Defining Project Doneness

Defining Project Doneness #

This working document was produced as part of Accelerating AI in the Arts and Humanities (AAAH).

As a Research Software Engineer, we often join a collaborative project when a code base already exists. Defining the aims of a collaboration can be challenging, and when there is limited time it is important to apply attention in the right places. The following document is designed to help:

  • Showcase what is important to us as RSEs
  • Assessing the current status of an existing repo
  • Define clear objectives
  • Determine where to put effort
  • Provide a common framework and language for collaborators
  • Clearly define when the collaboration is done!

The framework includes objectives that focus on improving the impact and legacy of the software, expanding communities of practice, and providing a confident codebase for future research.

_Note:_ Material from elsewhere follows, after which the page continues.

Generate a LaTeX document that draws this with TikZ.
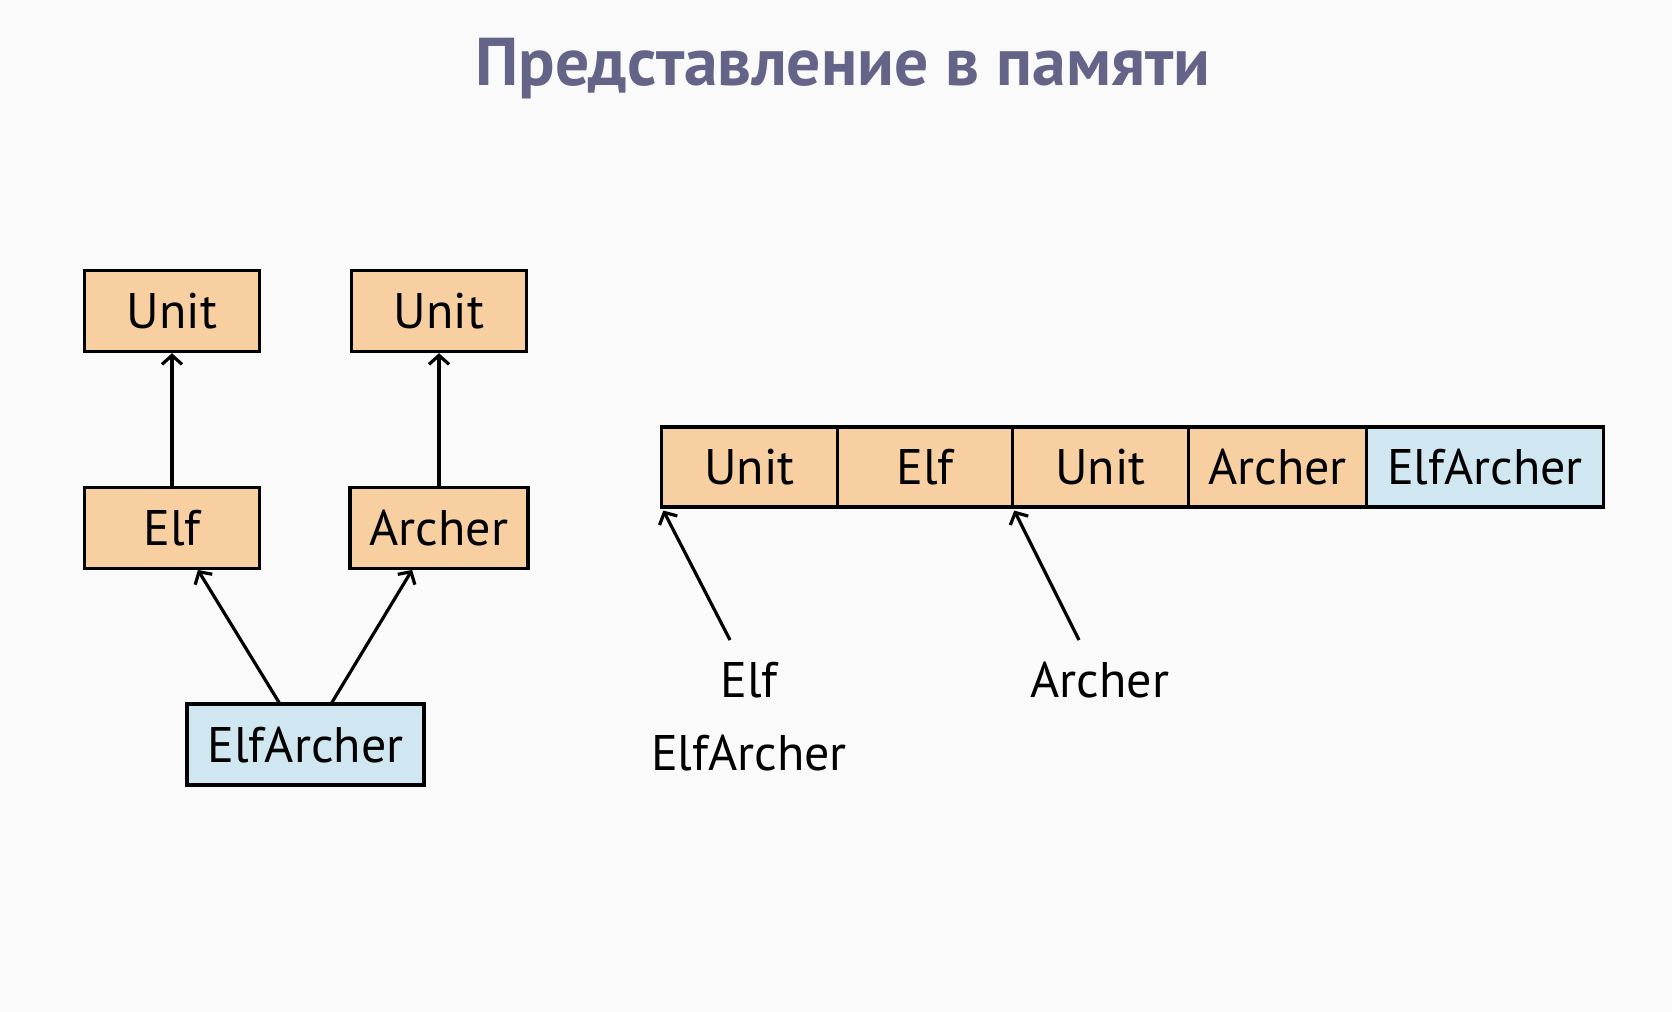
\documentclass[tikz,border=0pt]{standalone}
\usepackage{fontspec}
\setmainfont{PT Sans}
\usetikzlibrary{arrows.meta,positioning}
\definecolor{peach}{HTML}{F8CFA0}
\definecolor{paleblue}{HTML}{D0E6F0}
\definecolor{slate}{HTML}{636488}
\definecolor{pagebg}{HTML}{FAFAFA}

\begin{document}
\begin{tikzpicture}[x=0.5pt,y=-0.5pt,>={Straight Barb[length=4.5pt,width=10pt]},
  cls/.style={draw,line width=1.7pt,fill=peach,minimum width=87.5pt,minimum height=40.5pt,
    inner sep=0pt,outer sep=0pt,font=\fontsize{25}{30}\selectfont,text height=17.5pt,text depth=0pt},
  derived/.style={cls,fill=paleblue},
  lbl/.style={font=\fontsize{25}{30}\selectfont,anchor=base},
  link/.style={->,line width=1.6pt,shorten >=0.85pt}]
  % background
  \fill[pagebg] (0,0) rectangle (1672,1012);

  % Title
  \node[font=\fontsize{33.8}{40}\selectfont\bfseries,text=slate,anchor=base]
    (title) at (843,85) {Представление в памяти};

  % Hierarchy
  \node[cls] (U1) at (172,311) {Unit};
  \node[cls] (U2) at (439,311) {Unit};
  \node[cls] (Elf) at (172,528) {Elf};
  \node[cls,minimum width=89pt] (Arch) at (439,528) {Archer};
  \node[derived,minimum width=118.5pt] (EA) at (305.5,744.5) {ElfArcher};

  % Arrows
  \draw[link] (Elf) -- (U1);
  \draw[link] (Arch) -- (U2);
  \draw[link] ([xshift=-12.75pt]EA.north) -- ([xshift=12.5pt]Elf.south);
  \draw[link] ([xshift=12.75pt]EA.north) -- ([xshift=-13pt]Arch.south);

  % Memory layout
  \node[cls,minimum width=88pt,minimum height=40pt,anchor=west] (m1) at (661.5,467) {Unit};
  \node[cls,minimum height=40pt,right=0pt of m1] (m2) {Elf};
  \node[cls,minimum width=88pt,minimum height=40pt,right=0pt of m2] (m3) {Unit};
  \node[cls,minimum width=89pt,minimum height=40pt,right=0pt of m3] (m4) {Archer};
  \node[derived,minimum width=118.5pt,minimum height=40pt,right=0pt of m4] (m5) {ElfArcher};

  % Pointers
  \coordinate (pElf) at (730,640);
  \coordinate (pArch) at (1079,640);
  \draw[link,shorten >=2pt] (pElf) -- (m1.south west);
  \draw[link,shorten >=2pt] (pArch) -- (m3.south west);

  % Labels
  \node[lbl] (lElf) at (749,697) {Elf};
  \node[lbl] (lEA) at (749,770) {ElfArcher};
  \node[lbl] (lArch) at (1100,697) {Archer};
\end{tikzpicture}
\end{document}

For each project discuss with collaborators which “Level” in each of the following categories is a MINIMUM aim for defining done. Remember, time is a resource and so consider where efforts should be prioritised.

Reach and Robustness
Level 01. Internal users: Identify how users already use the tool and its current issues.
Level 02. Best practices: Address minimum code best practices with view to robustness and accessibility
Level 03. External users: Identify how similar external users could use the tool and current barriers
Level 04. Generalise: Identify how the tool could be made general and current barriers to that
Level 05. Proof of concept: Demonstrate its use outside its original intended purpose/audience.
Functionality
Level 01. Standard use: Install the tool, try out a standard use case, write a demo if one doesn’t exist
Level 02. Known Limitations: Understand and report.
Level 03. Advanced use: Try out normal range but more advanced use cases, with edge cases.
Level 04. New features: Identifying features for new functionality.
Level 05. Enhancements: Fix functionality bugs and add features.
Documentation
Level 01. Follow docs: Follow the existing starting point of documentation (no help!)
Level 02. What’s missing: Identify what documentation is missing: e.g. installation, optional arguments, licensing, diagrams/screenshots, future work, etc.
Level 03. Write docs: Write the documentation in markdown files
Level 04. Published: Release the documentation on GitPages etc
Level 05. Walkthrough: Write walkthroughs/demos (also gifs or videos)
Testing
Level 01. Continous Integration Start the automated infrastructure
Level 02. Defining Positive/Negative Cases Conversation about what are the expected outcomes/how the tool works
Level 03. Automated User Tests End-to-end tests that check expected outcomes from above, black box
Level 04. Fine-grain Tests/Unit Tests Focus on critical/pain points, remove brittleness, modularise and reuseable components
Level 05. Error Reporting Focus on negative cases, informative error communication for external collaboration
Open Release
Level 01. Find barriers: Identify minimum criteria that need to be solved before public release e.g. authorship, sensitivity, licensing, publicity, timings
Level 02. Solve barriers: Address the minimum criteria and milestone efforts
Level 03. Release: Make the repo public.
Level 04. Distribute: Release the repo on PiPY or CRAN or equivalent, include DOI
Level 05. Publisise: Publish the repo with JOSS, and/or publicly present the work.